◆ **What is needed**
Transcribe the records below exactly, leaving out any pictures.
>>>>
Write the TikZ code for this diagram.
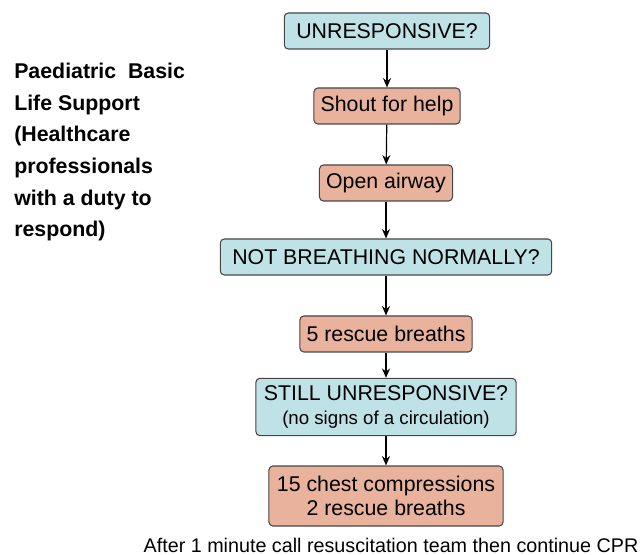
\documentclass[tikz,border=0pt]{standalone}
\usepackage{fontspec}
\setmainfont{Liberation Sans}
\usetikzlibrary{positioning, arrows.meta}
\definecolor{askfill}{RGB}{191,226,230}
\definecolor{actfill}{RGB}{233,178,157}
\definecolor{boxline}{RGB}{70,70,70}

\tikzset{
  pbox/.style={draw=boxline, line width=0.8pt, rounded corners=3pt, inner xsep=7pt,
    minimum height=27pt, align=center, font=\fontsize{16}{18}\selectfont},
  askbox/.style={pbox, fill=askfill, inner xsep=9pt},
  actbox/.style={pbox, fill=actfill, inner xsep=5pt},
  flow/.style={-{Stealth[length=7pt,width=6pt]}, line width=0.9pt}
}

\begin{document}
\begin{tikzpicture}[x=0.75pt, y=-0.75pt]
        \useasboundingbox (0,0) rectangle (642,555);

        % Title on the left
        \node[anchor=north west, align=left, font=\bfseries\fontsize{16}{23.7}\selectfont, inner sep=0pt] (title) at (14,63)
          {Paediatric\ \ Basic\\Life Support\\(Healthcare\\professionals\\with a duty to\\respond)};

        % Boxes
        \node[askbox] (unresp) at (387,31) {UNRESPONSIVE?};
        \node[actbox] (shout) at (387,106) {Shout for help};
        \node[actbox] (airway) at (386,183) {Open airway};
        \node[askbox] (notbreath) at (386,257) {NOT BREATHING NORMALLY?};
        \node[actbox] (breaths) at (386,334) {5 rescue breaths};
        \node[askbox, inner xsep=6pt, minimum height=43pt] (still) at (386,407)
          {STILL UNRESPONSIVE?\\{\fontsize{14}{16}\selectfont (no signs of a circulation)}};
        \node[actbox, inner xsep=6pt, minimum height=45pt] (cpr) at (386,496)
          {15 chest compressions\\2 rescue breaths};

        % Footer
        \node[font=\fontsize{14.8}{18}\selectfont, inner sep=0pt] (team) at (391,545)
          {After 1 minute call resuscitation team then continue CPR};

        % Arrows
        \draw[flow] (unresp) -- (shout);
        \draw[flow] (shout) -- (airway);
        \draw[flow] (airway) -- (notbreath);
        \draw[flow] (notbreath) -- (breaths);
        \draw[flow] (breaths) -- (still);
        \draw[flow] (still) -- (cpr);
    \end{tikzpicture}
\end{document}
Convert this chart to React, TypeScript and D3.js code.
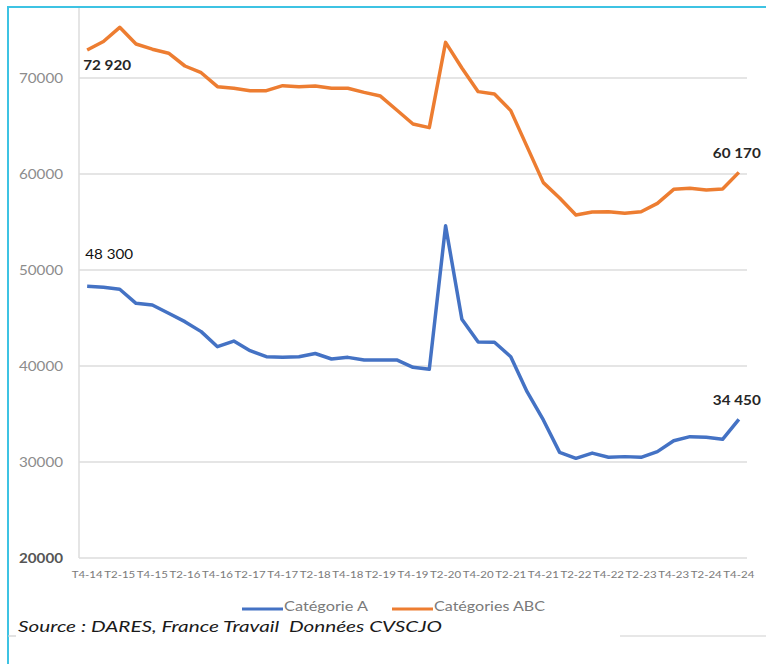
<<<<
◆ **Solved problem**
Write the TikZ code for this diagram.
\documentclass[tikz,border=0pt]{standalone}
\usepackage{fontspec}
\setmainfont{Liberation Sans}
\usetikzlibrary{positioning, arrows.meta}
\definecolor{askfill}{RGB}{191,226,230}
\definecolor{actfill}{RGB}{233,178,157}
\definecolor{boxline}{RGB}{70,70,70}

\tikzset{
  pbox/.style={draw=boxline, line width=0.8pt, rounded corners=3pt, inner xsep=7pt,
    minimum height=27pt, align=center, font=\fontsize{16}{18}\selectfont},
  askbox/.style={pbox, fill=askfill, inner xsep=9pt},
  actbox/.style={pbox, fill=actfill, inner xsep=5pt},
  flow/.style={-{Stealth[length=7pt,width=6pt]}, line width=0.9pt}
}

\begin{document}
\begin{tikzpicture}[x=0.75pt, y=-0.75pt]
        \useasboundingbox (0,0) rectangle (642,555);

        % Title on the left
        \node[anchor=north west, align=left, font=\bfseries\fontsize{16}{23.7}\selectfont, inner sep=0pt] (title) at (14,63)
          {Paediatric\ \ Basic\\Life Support\\(Healthcare\\professionals\\with a duty to\\respond)};

        % Boxes
        \node[askbox] (unresp) at (387,31) {UNRESPONSIVE?};
        \node[actbox] (shout) at (387,106) {Shout for help};
        \node[actbox] (airway) at (386,183) {Open airway};
        \node[askbox] (notbreath) at (386,257) {NOT BREATHING NORMALLY?};
        \node[actbox] (breaths) at (386,334) {5 rescue breaths};
        \node[askbox, inner xsep=6pt, minimum height=43pt] (still) at (386,407)
          {STILL UNRESPONSIVE?\\{\fontsize{14}{16}\selectfont (no signs of a circulation)}};
        \node[actbox, inner xsep=6pt, minimum height=45pt] (cpr) at (386,496)
          {15 chest compressions\\2 rescue breaths};

        % Footer
        \node[font=\fontsize{14.8}{18}\selectfont, inner sep=0pt] (team) at (391,545)
          {After 1 minute call resuscitation team then continue CPR};

        % Arrows
        \draw[flow] (unresp) -- (shout);
        \draw[flow] (shout) -- (airway);
        \draw[flow] (airway) -- (notbreath);
        \draw[flow] (notbreath) -- (breaths);
        \draw[flow] (breaths) -- (still);
        \draw[flow] (still) -- (cpr);
    \end{tikzpicture}
\end{document}
Convert this chart to React, TypeScript and D3.js code.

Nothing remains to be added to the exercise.